_What is being asked_: Lines that include the word "code" are the ones to copy.

_Provided entries_:
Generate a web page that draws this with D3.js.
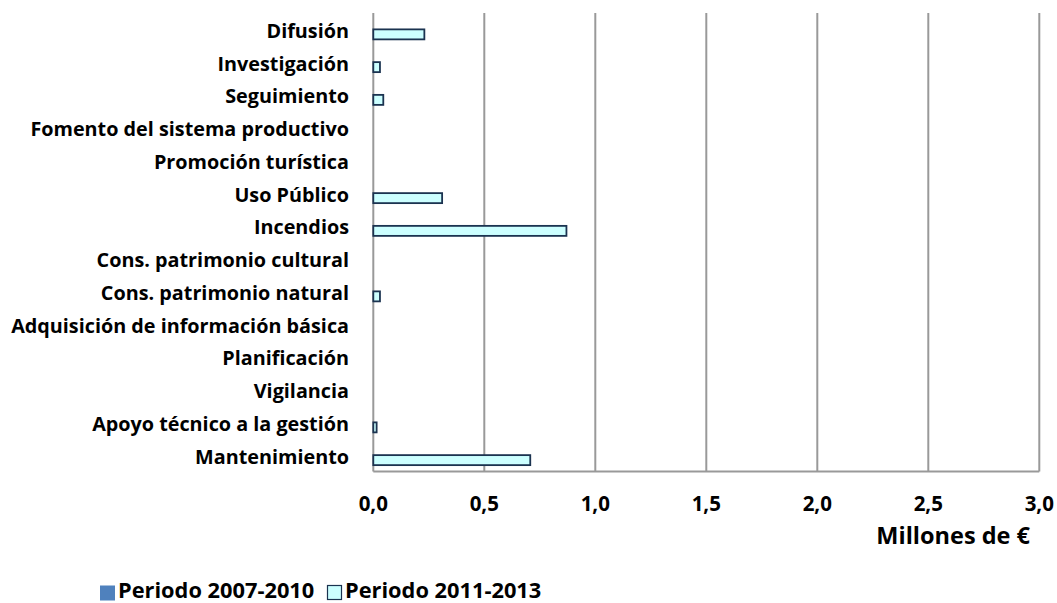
<!DOCTYPE html>
<html><head><meta charset="utf-8">
<script src="https://cdn.jsdelivr.net/npm/d3@7"></script>
<style>body{margin:0;background:#fff}svg{display:block}text{font-family:"Open Sans",sans-serif;font-weight:bold;fill:#000}</style>
</head><body><svg id="c" width="1057" height="603"></svg>
<script>
const categories = ["Difusión","Investigación","Seguimiento","Fomento del sistema productivo","Promoción turística","Uso Público","Incendios","Cons. patrimonio cultural","Cons. patrimonio natural","Adquisición de información básica","Planificación","Vigilancia","Apoyo técnico a la gestión","Mantenimiento"];
const seriesNames = ["Periodo 2007-2010","Periodo 2011-2013"];
const values2007 = [0,0,0,0,0,0,0,0,0,0,0,0,0,0];
const values2011 = [0.23,0.03,0.045,0,0,0.31,0.87,0,0.03,0,0,0,0.015,0.707];
const xTicks = [0,0.5,1,1.5,2,2.5,3];
const xTitle = "Millones de €";

const svg = d3.select("#c");
const L = 373.3, R = 1039.3, T = 13, B = 471.5;
const x = d3.scaleLinear().domain([0,3]).range([L,R]);
const y = d3.scaleBand().domain(categories).range([T,B]).paddingInner(0).paddingOuter(0);
const ys = d3.scaleBand().domain(seriesNames).range([0,y.bandwidth()]).paddingInner(0).paddingOuter(0.6375);
const fills = ["#4F81BD","#CCFFFF"];
const strokes = ["none","#1B3350"];
const fmt = d => d.toFixed(1).replace(".", ",");

svg.append("g").selectAll("line").data(xTicks).join("line")
  .attr("x1", d=>x(d)).attr("x2", d=>x(d)).attr("y1", T).attr("y2", B)
  .attr("stroke", "#999").attr("stroke-width", 2);
svg.append("line").attr("x1", L).attr("x2", R).attr("y1", B).attr("y2", B)
  .attr("stroke", "#999").attr("stroke-width", 2);

const data = [];
categories.forEach((c,i)=>{
  data.push({c, s:seriesNames[0], v:values2007[i], k:0});
  data.push({c, s:seriesNames[1], v:values2011[i], k:1});
});
svg.append("g").selectAll("rect").data(data.filter(d=>d.v>0)).join("rect")
  .attr("x", x(0)).attr("y", d=>y(d.c)+ys(d.s))
  .attr("width", d=>x(d.v)-x(0)).attr("height", ys.bandwidth())
  .attr("fill", d=>fills[d.k]).attr("stroke", d=>strokes[d.k]).attr("stroke-width", 1.8);

svg.append("g").selectAll("text").data(categories).join("text")
  .attr("x", 349).attr("y", d=>y(d)+y.bandwidth()/2+1).attr("text-anchor","end")
  .attr("dominant-baseline","central").style("font-size","19.8px").text(d=>d);

svg.append("g").selectAll("text").data(xTicks).join("text")
  .attr("x", d=>x(d)).attr("y", 503).attr("text-anchor","middle")
  .attr("dominant-baseline","central").style("font-size","20.5px").text(fmt);

svg.append("text").attr("x", 1030).attr("y", 535).attr("text-anchor","end")
  .attr("dominant-baseline","central").style("font-size","23.5px").text(xTitle);

const leg = [{x:100, tx:118},{x:327, tx:345}];
seriesNames.forEach((s,i)=>{
  svg.append("rect").attr("x", leg[i].x+(i?0.5:0)).attr("y", 585.5).attr("width", i?14:15).attr("height", i?14:15)
    .attr("fill", fills[i]).attr("stroke", i?strokes[i]:"none").attr("stroke-width", 1.2);
  svg.append("text").attr("x", leg[i].tx).attr("y", 589.5).attr("dominant-baseline","central")
    .style("font-size","21.8px").text(s);
});
</script></body></html>
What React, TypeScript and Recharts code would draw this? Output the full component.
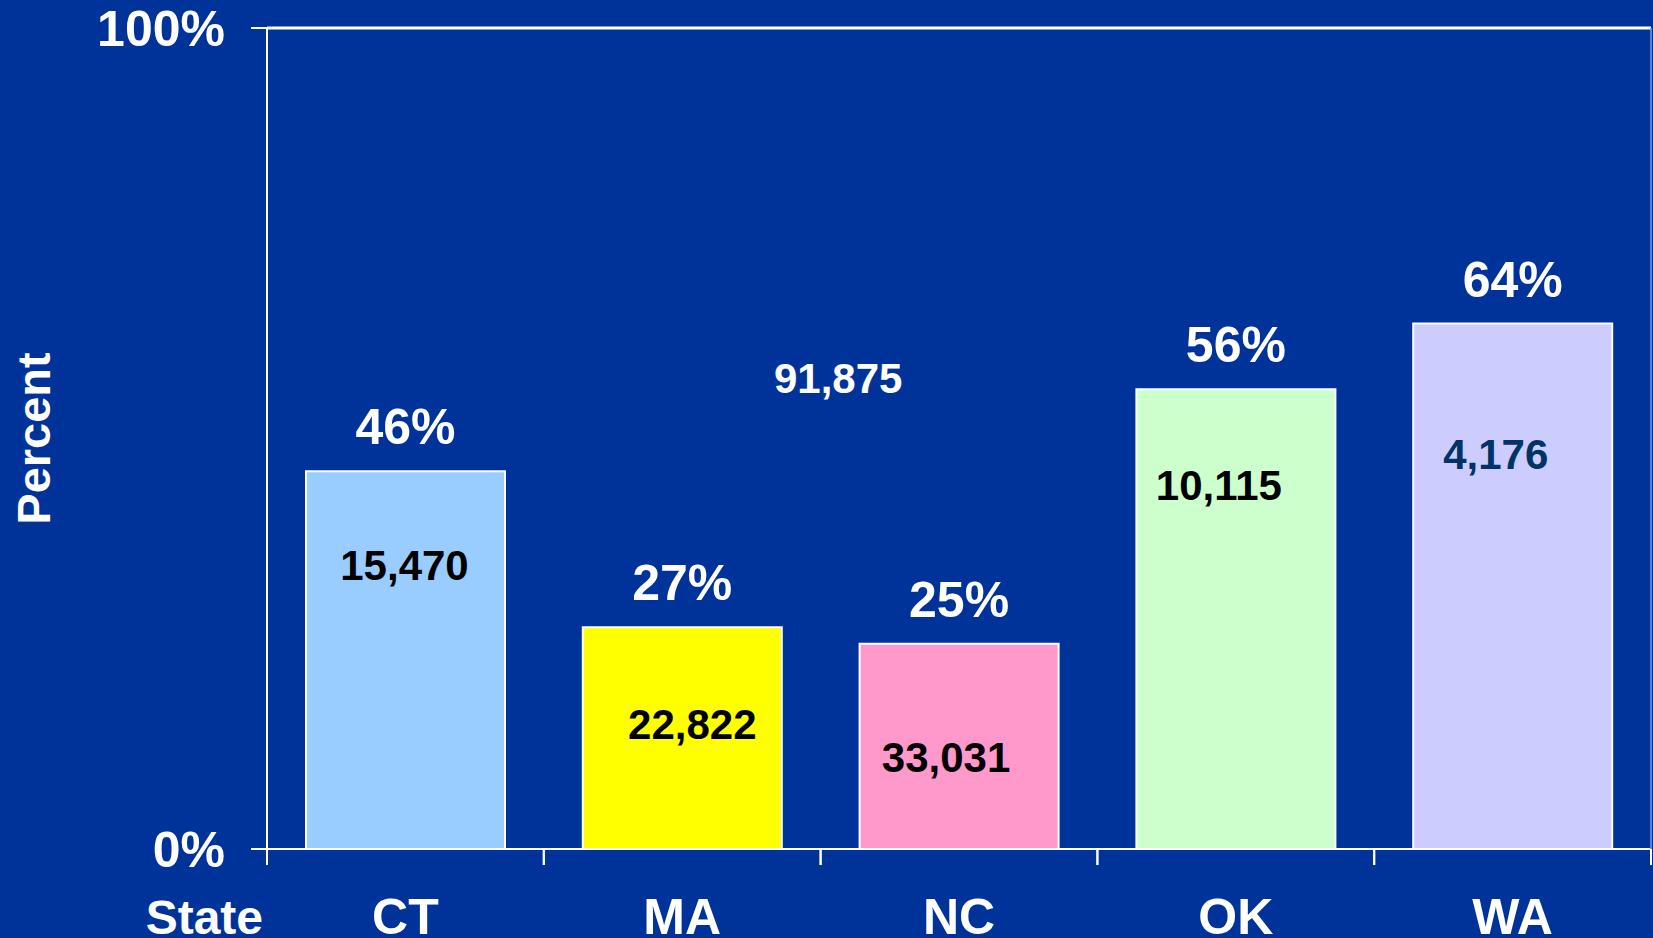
import {
  Bar,
  BarChart,
  Cell,
  LabelList,
  ReferenceDot,
  ReferenceLine,
  XAxis,
  YAxis,
} from "recharts";

const states = ["CT", "MA", "NC", "OK", "WA"];
const percents = [46, 27, 25, 56, 64];
const counts = [15470, 22822, 33031, 10115, 4176];
const yTicks = [0, 100];
const totalNote = "91,875";

const barColors = ["#99CCFF", "#FFFF00", "#FF99CC", "#CCFFCC", "#CCCCFF"];
const countColors = ["#000000", "#000000", "#000000", "#000000", "#003366"];
// count labels sit by hand inside the bars: [dx from bar centre, baseline below bar top]
const countShift = [
  [-1, 109],
  [10, 112],
  [-13, 128],
  [-17, 111],
  [-17, 145],
];
// the loose total sits between MA and NC
const notePos = { x: "MA", y: 55.6, dx: 156 };

const font = '"Liberation Sans", Arial, Helvetica, sans-serif';
const bg = "#003399";

const data = states.map((state, i) => ({
  state,
  pct: percents[i],
  count: counts[i],
}));

// category tick: name under the band, short tick marks on the band edges
function StateTick(props: any) {
  const { x, y, payload, index } = props;
  const half = payload.offset || 0;
  return (
    <g>
      <line x1={x - half} x2={x - half} y1={y} y2={y + 16} stroke="#fff" strokeWidth={2} />
      <line x1={x + half} x2={x + half} y1={y} y2={y + 16} stroke="#fff" strokeWidth={2} />
      {index === 0 && (
        <text
          x={x - half - 4}
          y={y + 85}
          textAnchor="end"
          fill="#fff"
          fontSize={48}
          fontWeight="bold"
          fontFamily={font}
        >
          State
        </text>
      )}
      <text
        x={x}
        y={y + 85}
        textAnchor="middle"
        fill="#fff"
        fontSize={50}
        fontWeight="bold"
        fontFamily={font}
      >
        {payload.value}
      </text>
    </g>
  );
}

function CountLabel(props: any) {
  const { x, y, width, value } = props;
  const i = props.index ?? counts.indexOf(Number(value));
  const [dx, dy] = countShift[i] || [0, 110];
  return (
    <text
      x={x + width / 2 + dx}
      y={y + dy}
      textAnchor="middle"
      fill={countColors[i]}
      fontSize={42}
      fontWeight="bold"
      fontFamily={font}
    >
      {Number(value).toLocaleString("en-US")}
    </text>
  );
}

export default function App() {
  return (
    <div
      style={{
        position: "fixed",
        left: 0,
        top: 0,
        width: 1653,
        height: 938,
        background: bg,
      }}
    >
      <BarChart
        width={1653}
        height={938}
        data={data}
        margin={{ top: 28, right: 0, left: 0, bottom: 0 }}
        barCategoryGap={0}
        style={{ fontFamily: font }}
      >
        <XAxis
          dataKey="state"
          height={89}
          interval={0}
          tickSize={0}
          tickMargin={0}
          tickLine={false}
          axisLine={{ stroke: "#fff", strokeWidth: 2 }}
          tick={<StateTick />}
        />
        <YAxis
          width={267}
          domain={[0, 100]}
          ticks={yTicks}
          interval={0}
          tickFormatter={(v) => `${v}%`}
          tickSize={16}
          tickMargin={26}
          tickLine={{ stroke: "#fff", strokeWidth: 2 }}
          axisLine={{ stroke: "#fff", strokeWidth: 2 }}
          tick={{ fill: "#fff", fontSize: 50, fontWeight: "bold", fontFamily: font }}
          label={({ viewBox }: any) => (
            <text
              transform={`translate(${viewBox.x + 50},${viewBox.y + viewBox.height / 2}) rotate(-90)`}
              textAnchor="middle"
              fill="#fff"
              fontSize={47}
              fontWeight="bold"
              fontFamily={font}
            >
              Percent
            </text>
          )}
        />
        <YAxis
          yAxisId="edge"
          orientation="right"
          width={2}
          domain={[0, 100]}
          tick={false}
          tickLine={false}
          axisLine={{ stroke: "#7f99d4", strokeWidth: 1.5 }}
        />
        <ReferenceLine y={100} stroke="#fff" strokeWidth={3} />
        <Bar
          dataKey="pct"
          barSize={199}
          stroke="#fff"
          strokeWidth={2}
          isAnimationActive={false}
        >
          {data.map((d, i) => (
            <Cell key={d.state} fill={barColors[i]} />
          ))}
          <LabelList
            dataKey="pct"
            position="top"
            offset={27}
            formatter={(v: any) => `${v}%`}
            fill="#fff"
            fontSize={50}
            fontWeight="bold"
            fontFamily={font}
          />
          <LabelList dataKey="count" content={<CountLabel />} />
        </Bar>
        <ReferenceDot
          x={notePos.x}
          y={notePos.y}
          r={0}
          fill="none"
          stroke="none"
          label={({ viewBox }: any) => (
            <text
              x={viewBox.x + (viewBox.width || 0) / 2 + notePos.dx}
              y={viewBox.y + (viewBox.height || 0) / 2}
              textAnchor="middle"
              fill="#fff"
              fontSize={42}
              fontWeight="bold"
              fontFamily={font}
            >
              {totalNote}
            </text>
          )}
        />
      </BarChart>
    </div>
  );
}
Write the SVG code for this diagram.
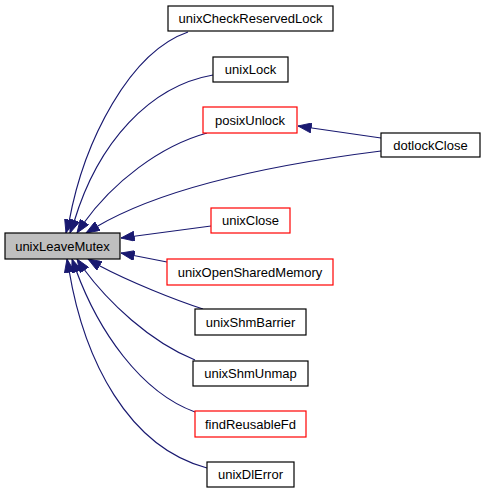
<svg xmlns="http://www.w3.org/2000/svg" width="484" height="493" viewBox="0 0 484 493">
<style>
.n rect{fill:#fff;stroke:#000;stroke-width:1.2}
.n.red rect{stroke:#ff0000}
.n.root rect{fill:#bfbfbf}
.n text{font-family:"Liberation Sans",Arial,sans-serif;font-size:13px;fill:#000;text-anchor:middle}
.e path{fill:none;stroke:#191970;stroke-width:1.2;marker-end:url(#ah)}
</style>
<defs>
<marker id="ah" markerUnits="userSpaceOnUse" markerWidth="14" markerHeight="10" refX="12" refY="4.5" orient="auto" viewBox="0 0 12 9">
<path d="M0,0 L12,4.5 L0,9 z" fill="#191970" stroke="#191970" stroke-width="0.8"/>
</marker>
</defs>
<rect width="484" height="493" fill="#fff"/>
<g id="edges" class="e">
<path d="M188,32 C130,52 84,140 69,222 L66,233"/>
<path d="M213,75 C150,86 98,142 74,222 L70,233"/>
<path d="M207,133 C160,146 113,182 83,224 L77,233"/>
<path d="M381,151 C270,165 162,188 96,227 L86,233"/>
<path d="M381,138 L298,126"/>
<path d="M211,226 L121,238"/>
<path d="M167,262 L121,253"/>
<path d="M203,309 C175,300 130,282 98,265 L88,259"/>
<path d="M195,360 C150,342 108,302 83,268 L77,259"/>
<path d="M195,412 C140,392 98,330 76,270 L72,259"/>
<path d="M207,468 C128,447 84,360 69,270 L67,259"/>
</g>
<g id="unixLeaveMutex" class="n root"><rect x="5" y="233" width="115" height="26"/><text x="62.5" y="250.5">unixLeaveMutex</text></g>
<g id="unixCheckReservedLock" class="n"><rect x="168" y="6" width="165" height="25"/><text x="250.5" y="23">unixCheckReservedLock</text></g>
<g id="unixLock" class="n"><rect x="213" y="57" width="75" height="25"/><text x="250.5" y="74">unixLock</text></g>
<g id="posixUnlock" class="n red"><rect x="203" y="107" width="94" height="26"/><text x="250" y="124.5">posixUnlock</text></g>
<g id="dotlockClose" class="n"><rect x="381" y="133" width="99" height="24"/><text x="430.5" y="149.5">dotlockClose</text></g>
<g id="unixClose" class="n red"><rect x="211" y="208" width="79" height="25"/><text x="250.5" y="225">unixClose</text></g>
<g id="unixOpenSharedMemory" class="n red"><rect x="167" y="259" width="166" height="26"/><text x="250" y="276.5">unixOpenSharedMemory</text></g>
<g id="unixShmBarrier" class="n"><rect x="195" y="309" width="111" height="26"/><text x="250.5" y="326.5">unixShmBarrier</text></g>
<g id="unixShmUnmap" class="n"><rect x="193" y="361" width="115" height="25"/><text x="250.5" y="378">unixShmUnmap</text></g>
<g id="findReusableFd" class="n red"><rect x="195" y="411" width="111" height="26"/><text x="250.5" y="428.5">findReusableFd</text></g>
<g id="unixDlError" class="n"><rect x="207" y="462" width="87" height="25"/><text x="250.5" y="479">unixDlError</text></g>
</svg>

_Full answer_:
What React, TypeScript and Recharts code would draw this? Output the full component.
Write the SVG code for this diagram.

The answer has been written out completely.